Up@dawn 2.0

Tuesday, May 5, 2015

Ayn Rand's Written Works

“Man cannot survive except through his mind. He comes on earth unarmed. His brain is his only weapon. Animals obtain food by force. man had no claws, no fangs, no horns, no great strength of muscle. He must plant his food or hunt it. To plant, he needs a process of thought. To hunt, he needs weapons, and to make weapons - a process of thought. From this simplest necessity to the highest religious abstraction, from the wheel to the skyscraper, everything we are and we have comes from a single attribute of man -the function of his reasoning mind.”
― Ayn Rand, The Fountainhead

Ayn Rand’s first major success as a writer came with The Fountainhead in 1943, a romantic and philosophical novel she wrote over a period of seven years. The novel centers upon a young man named Howard Roark and his struggle against what Rand described as “Second-Handers”-those who attempt to live through others, placing others above themselves. The book was rejected by twelve publishers before one editor threatened to quit his job if his company did not publish it. Reading The Fountainhead gives you a feeling of frustration because no one wants to be daring and try Roark’s new building ideas which are actually brilliant and instead want to remain stuck in their own ways. Also he allows his “friend” to take credit for his incredible work since it is the only way for his ideas to become public. Thankfully in the end, after much frustration and struggle, his great abilities are finally recognized.

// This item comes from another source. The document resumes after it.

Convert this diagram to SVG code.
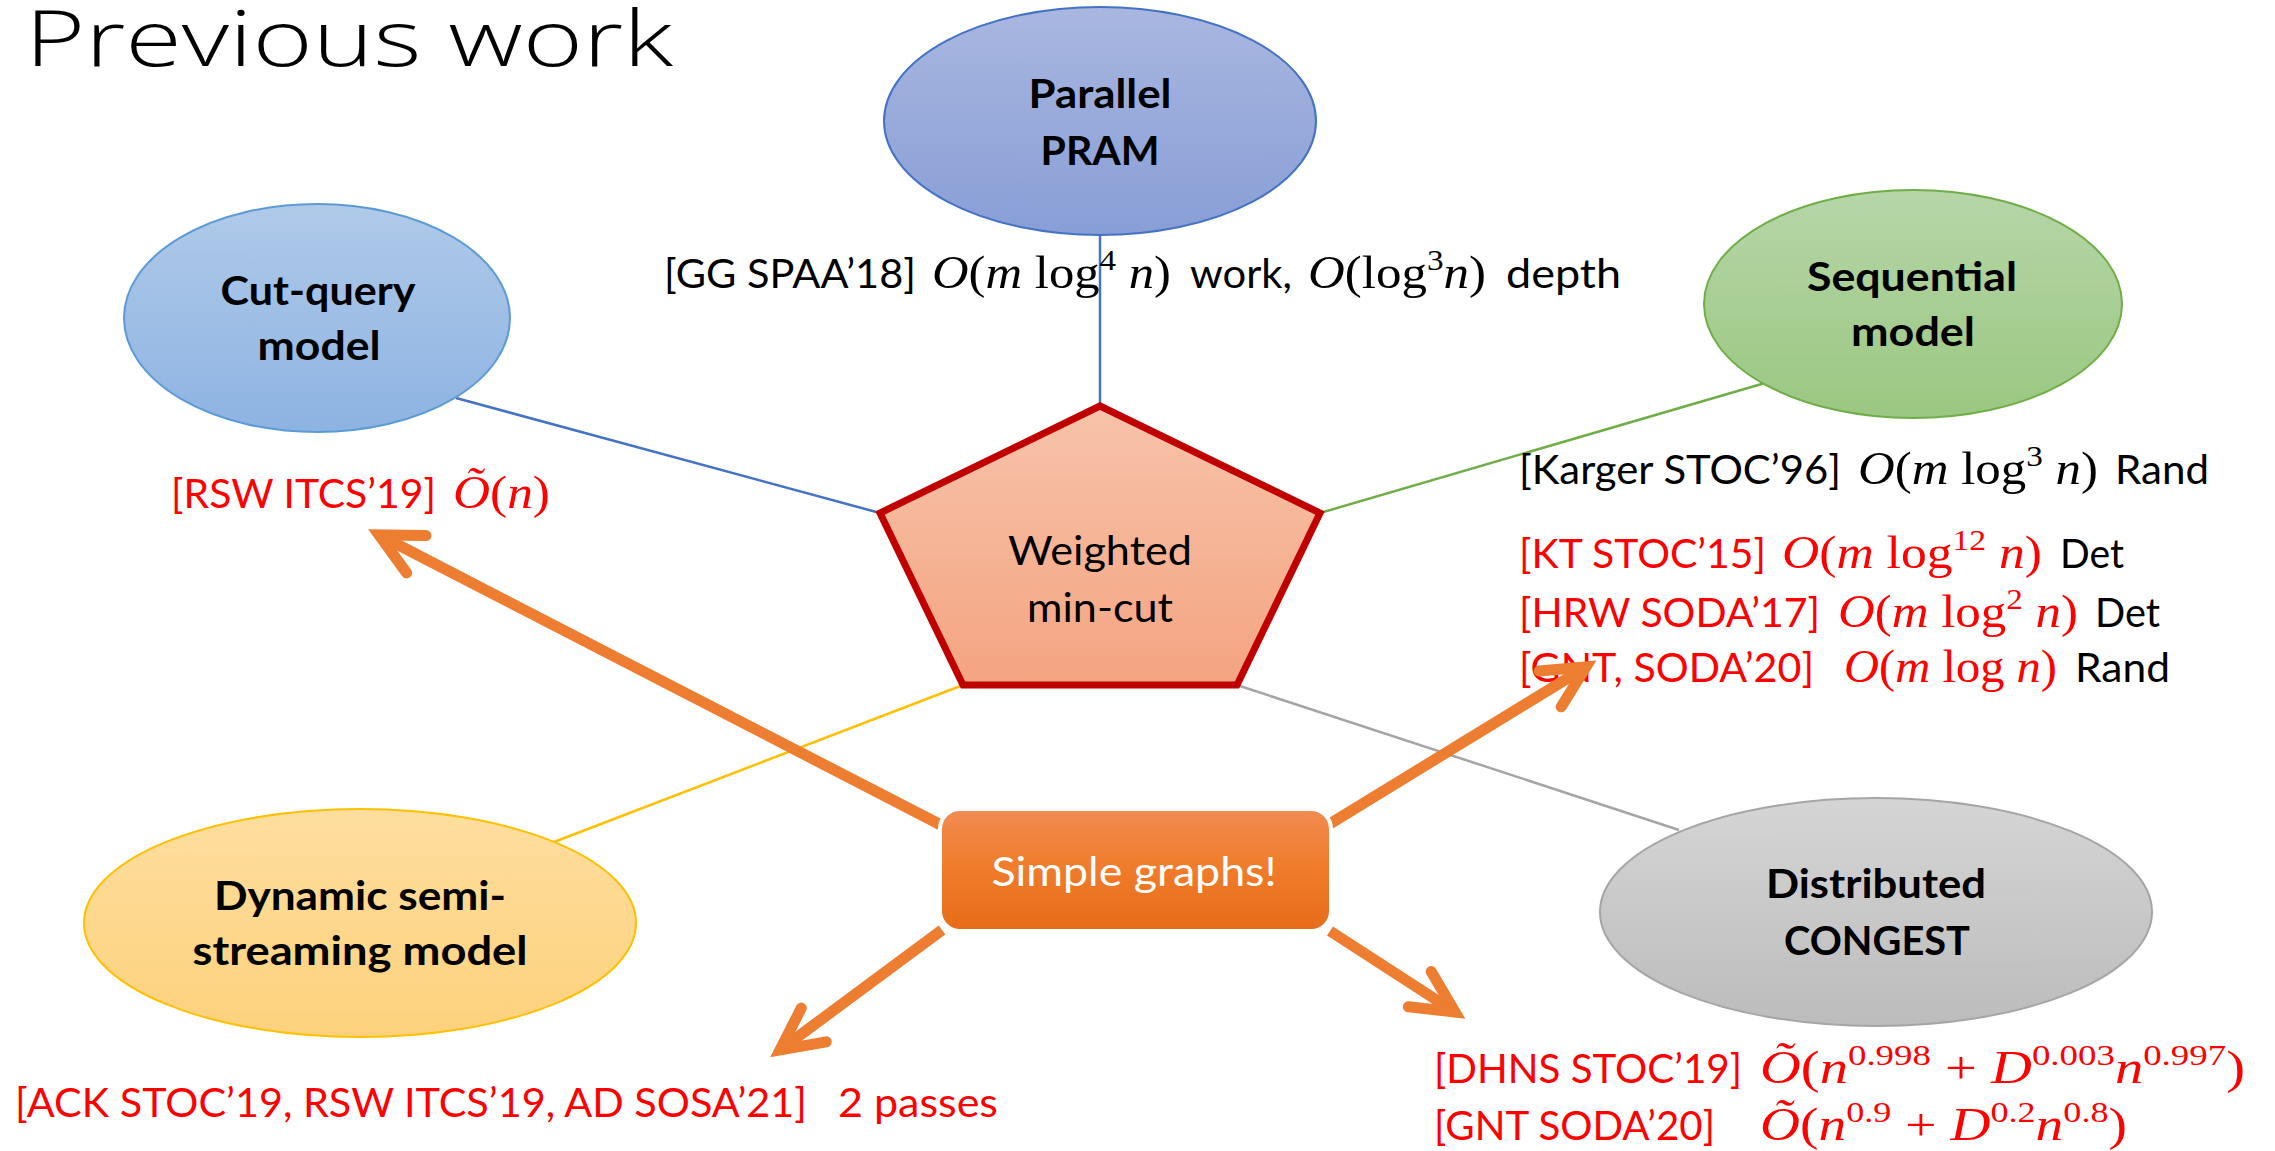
<svg xmlns="http://www.w3.org/2000/svg" width="2275" height="1151" viewBox="0 0 2275 1151">
  <defs>
    <style>
      .sans { font-family: Lato, "Open Sans", "Liberation Sans", sans-serif; font-size: 40px; }
      .bold { font-weight: 700; }
      .math { font-family: "Liberation Serif", "DejaVu Serif", serif; font-size: 46px; }
      .i { font-style: italic; }
      .sup { font-size: 30px; }
      .red { fill: #FF0000; }
      .blk { fill: #000000; }
      .edge { fill: none; stroke-width: 2.5; }
      .arrow { fill: none; stroke: #ED7D31; stroke-width: 11; }
    </style>
    <linearGradient id="gParallel" x1="0" y1="0" x2="0" y2="1">
      <stop offset="0" stop-color="#A9B7E0"/>
      <stop offset="1" stop-color="#889ED6"/>
    </linearGradient>
    <linearGradient id="gCut" x1="0" y1="0" x2="0" y2="1">
      <stop offset="0" stop-color="#B0CAE9"/>
      <stop offset="1" stop-color="#8DB3E2"/>
    </linearGradient>
    <linearGradient id="gSeq" x1="0" y1="0" x2="0" y2="1">
      <stop offset="0" stop-color="#B6D6A8"/>
      <stop offset="1" stop-color="#9AC781"/>
    </linearGradient>
    <linearGradient id="gDyn" x1="0" y1="0" x2="0" y2="1">
      <stop offset="0" stop-color="#FEDE9F"/>
      <stop offset="1" stop-color="#FDD17C"/>
    </linearGradient>
    <linearGradient id="gDist" x1="0" y1="0" x2="0" y2="1">
      <stop offset="0" stop-color="#D5D5D5"/>
      <stop offset="1" stop-color="#BCBCBC"/>
    </linearGradient>
    <linearGradient id="gPent" x1="0" y1="0" x2="0" y2="1">
      <stop offset="0" stop-color="#F7C3AA"/>
      <stop offset="1" stop-color="#F4A481"/>
    </linearGradient>
    <linearGradient id="gBox" x1="0" y1="0" x2="0" y2="1">
      <stop offset="0" stop-color="#F18C52"/>
      <stop offset="0.5" stop-color="#F07B2A"/>
      <stop offset="1" stop-color="#E66C19"/>
    </linearGradient>
    <!-- open chevron head for the thick orange arrows -->
    <marker id="head" viewBox="-60 -30 80 60" refX="0" refY="0" markerWidth="80" markerHeight="60" markerUnits="userSpaceOnUse" orient="auto">
      <path d="M-42,-21 L0,0 L-42,21" fill="none" stroke="#ED7D31" stroke-width="11" stroke-linecap="round" stroke-linejoin="miter"/>
    </marker>
  </defs>

  <rect x="0" y="0" width="2275" height="1151" fill="#FFFFFF"/>

  <!-- title -->
  <text x="25" y="66" font-family="'Open Sans', Lato, 'Liberation Sans', sans-serif" font-weight="300" font-size="78" textLength="648" lengthAdjust="spacingAndGlyphs" fill="#000">Previous work</text>

  <!-- thin connectors from the models to the central problem -->
  <g id="connectors">
    <path class="edge" d="M456,398 L880,513" stroke="#4472C4"/>
    <path class="edge" d="M1100,235 L1100,406" stroke="#4472C4" stroke-width="2"/>
    <path class="edge" d="M1765,383 L1320,513" stroke="#70AD47"/>
    <path class="edge" d="M554,842 L963,685" stroke="#FFC000"/>
    <path class="edge" d="M1237,685 L1679,830" stroke="#A5A5A5"/>
  </g>

  <g id="parallel">
    <ellipse cx="1100" cy="121" rx="216" ry="114" fill="url(#gParallel)" stroke="#4472C4" stroke-width="2"/>
    <text class="sans bold blk" x="1100" y="108" text-anchor="middle" textLength="143" lengthAdjust="spacingAndGlyphs">Parallel</text>
    <text class="sans bold blk" x="1100" y="165" text-anchor="middle" textLength="119" lengthAdjust="spacingAndGlyphs">PRAM</text>
  </g>

  <g id="cut-query">
    <ellipse cx="317" cy="318" rx="193" ry="114" fill="url(#gCut)" stroke="#5B9BD5" stroke-width="2"/>
    <text class="sans bold blk" x="318" y="305" text-anchor="middle" textLength="195" lengthAdjust="spacingAndGlyphs">Cut-query</text>
    <text class="sans bold blk" x="319" y="360" text-anchor="middle" textLength="123" lengthAdjust="spacingAndGlyphs">model</text>
  </g>

  <g id="sequential">
    <ellipse cx="1913" cy="304" rx="209" ry="114" fill="url(#gSeq)" stroke="#70AD47" stroke-width="2"/>
    <text class="sans bold blk" x="1912" y="291" text-anchor="middle" textLength="210" lengthAdjust="spacingAndGlyphs">Sequential</text>
    <text class="sans bold blk" x="1913" y="346" text-anchor="middle" textLength="124" lengthAdjust="spacingAndGlyphs">model</text>
  </g>

  <g id="dynamic">
    <ellipse cx="360" cy="923" rx="276" ry="114" fill="url(#gDyn)" stroke="#FFC000" stroke-width="2"/>
    <text class="sans bold blk" x="360" y="910" text-anchor="middle" textLength="292" lengthAdjust="spacingAndGlyphs">Dynamic semi-</text>
    <text class="sans bold blk" x="360" y="965" text-anchor="middle" textLength="335" lengthAdjust="spacingAndGlyphs">streaming model</text>
  </g>

  <g id="distributed">
    <ellipse cx="1876" cy="912" rx="276" ry="114" fill="url(#gDist)" stroke="#A5A5A5" stroke-width="2"/>
    <text class="sans bold blk" x="1876" y="898" text-anchor="middle" textLength="220" lengthAdjust="spacingAndGlyphs">Distributed</text>
    <text class="sans bold blk" x="1877" y="955" text-anchor="middle" textLength="186" lengthAdjust="spacingAndGlyphs">CONGEST</text>
  </g>

  <g id="min-cut">
    <polygon points="1100,406 1320,513 1237,685 963,685 880,513" fill="url(#gPent)" stroke="#C00000" stroke-width="7" stroke-linejoin="miter"/>
    <text class="sans blk" x="1100" y="565" text-anchor="middle" textLength="184" lengthAdjust="spacingAndGlyphs">Weighted</text>
    <text class="sans blk" x="1100" y="622" text-anchor="middle" textLength="146" lengthAdjust="spacingAndGlyphs">min-cut</text>
  </g>

  <!-- results per model -->
  <g id="results-parallel">
    <text class="sans blk" x="664" y="288" textLength="252" lengthAdjust="spacingAndGlyphs">[GG SPAA’18]</text>
    <text class="math blk" x="932" y="288" textLength="239" lengthAdjust="spacingAndGlyphs"><tspan class="i">O</tspan>(<tspan class="i">m</tspan> log<tspan class="sup" dy="-18">4</tspan><tspan class="i" dy="18"> n</tspan>)</text>
    <text class="sans blk" x="1190" y="288" textLength="102" lengthAdjust="spacingAndGlyphs">work,</text>
    <text class="math blk" x="1308" y="288" textLength="178" lengthAdjust="spacingAndGlyphs"><tspan class="i">O</tspan>(log<tspan class="sup" dy="-18">3</tspan><tspan class="i" dy="18">n</tspan>)</text>
    <text class="sans blk" x="1506" y="288" textLength="115" lengthAdjust="spacingAndGlyphs">depth</text>
  </g>

  <g id="results-sequential">
    <text class="sans blk" x="1519" y="484" textLength="322" lengthAdjust="spacingAndGlyphs">[Karger STOC’96]</text>
    <text class="math blk" x="1858" y="484" textLength="240" lengthAdjust="spacingAndGlyphs"><tspan class="i">O</tspan>(<tspan class="i">m</tspan> log<tspan class="sup" dy="-18">3</tspan><tspan class="i" dy="18"> n</tspan>)</text>
    <text class="sans blk" x="2115" y="484" textLength="94" lengthAdjust="spacingAndGlyphs">Rand</text>

    <text class="sans red" x="1519" y="568" textLength="247" lengthAdjust="spacingAndGlyphs">[KT STOC’15]</text>
    <text class="math red" x="1782" y="568" textLength="260" lengthAdjust="spacingAndGlyphs"><tspan class="i">O</tspan>(<tspan class="i">m</tspan> log<tspan class="sup" dy="-18">12</tspan><tspan class="i" dy="18"> n</tspan>)</text>
    <text class="sans blk" x="2060" y="568" textLength="64" lengthAdjust="spacingAndGlyphs">Det</text>

    <text class="sans red" x="1519" y="627" textLength="301" lengthAdjust="spacingAndGlyphs">[HRW SODA’17]</text>
    <text class="math red" x="1838" y="627" textLength="240" lengthAdjust="spacingAndGlyphs"><tspan class="i">O</tspan>(<tspan class="i">m</tspan> log<tspan class="sup" dy="-18">2</tspan><tspan class="i" dy="18"> n</tspan>)</text>
    <text class="sans blk" x="2095" y="627" textLength="65" lengthAdjust="spacingAndGlyphs">Det</text>

    <text class="sans red" x="1519" y="682" textLength="295" lengthAdjust="spacingAndGlyphs">[GNT, SODA’20]</text>
    <text class="math red" x="1844" y="682" textLength="213" lengthAdjust="spacingAndGlyphs"><tspan class="i">O</tspan>(<tspan class="i">m</tspan> log <tspan class="i">n</tspan>)</text>
    <text class="sans blk" x="2075" y="682" textLength="95" lengthAdjust="spacingAndGlyphs">Rand</text>
  </g>

  <g id="results-cut-query">
    <text class="sans red" x="171" y="508" textLength="265" lengthAdjust="spacingAndGlyphs">[RSW ITCS’19]</text>
    <text class="math red" x="453" y="508" textLength="97" lengthAdjust="spacingAndGlyphs"><tspan class="i">Õ</tspan>(<tspan class="i">n</tspan>)</text>
  </g>

  <g id="results-streaming">
    <text class="sans red" x="15" y="1117" textLength="792" lengthAdjust="spacingAndGlyphs">[ACK STOC’19, RSW ITCS’19, AD SOSA’21]</text>
    <text class="sans red" x="838" y="1117" textLength="160" lengthAdjust="spacingAndGlyphs">2 passes</text>
  </g>

  <g id="results-distributed">
    <text class="sans red" x="1434" y="1083" textLength="308" lengthAdjust="spacingAndGlyphs">[DHNS STOC’19]</text>
    <text class="math red" x="1760" y="1083" textLength="485" lengthAdjust="spacingAndGlyphs"><tspan class="i">Õ</tspan>(<tspan class="i">n</tspan><tspan class="sup" dy="-18">0.998</tspan><tspan dy="18"> + </tspan><tspan class="i">D</tspan><tspan class="sup" dy="-18">0.003</tspan><tspan class="i" dy="18">n</tspan><tspan class="sup" dy="-18">0.997</tspan><tspan dy="18">)</tspan></text>
    <text class="sans red" x="1434" y="1140" textLength="281" lengthAdjust="spacingAndGlyphs">[GNT SODA’20]</text>
    <text class="math red" x="1760" y="1140" textLength="367" lengthAdjust="spacingAndGlyphs"><tspan class="i">Õ</tspan>(<tspan class="i">n</tspan><tspan class="sup" dy="-18">0.9</tspan><tspan dy="18"> + </tspan><tspan class="i">D</tspan><tspan class="sup" dy="-18">0.2</tspan><tspan class="i" dy="18">n</tspan><tspan class="sup" dy="-18">0.8</tspan><tspan dy="18">)</tspan></text>
  </g>

  <!-- thick arrows out of the simple-graphs box -->
  <g id="arrows">
    <path class="arrow" d="M941,825 L379,535" marker-end="url(#head)"/>
    <path class="arrow" d="M1328,825 L1586,667" marker-end="url(#head)"/>
    <path class="arrow" d="M1330,931 L1455,1012" marker-end="url(#head)"/>
    <path class="arrow" d="M942,930 L780,1050" marker-end="url(#head)"/>
  </g>

  <g id="simple-graphs">
    <rect x="940" y="809" width="391" height="122" rx="20" ry="20" fill="url(#gBox)" stroke="#FFFFFF" stroke-width="4"/>
    <text class="sans" x="1134" y="886" text-anchor="middle" font-size="43" fill="#FFFFFF" textLength="285" lengthAdjust="spacingAndGlyphs">Simple graphs!</text>
  </g>
</svg>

“I swear by my life and my love of it that I will never live for the sake of another man, nor ask another man to live for mine.”
― Ayn Rand, Atlas Shrugged
“Who is John Galt?”

Now to my all-time favorite book; Atlas Shrugged. Published in 1957, Atlas Shrugged is considered to be Ayn Rand’s greatest work; her magnum opus. Rand described the theme of this novel as “the role of the mind in man’s existence – and, as a corollary, the demonstration of a new moral philosophy; the morality of rational self-interest.” It advocated Rand’s philosophy of Objectivism and expresses her concept of human achievement. The strongest characters in the book who work to maintain the world with their inventions and great businesses go on strike, and in John Galt’s words “stop the motor of the world”. With this strike Rand intended to illustrate that without the efforts of the rational and productive, the economy would collapse and society would fall apart. If you have not heard of or read this book, I highly recommend it.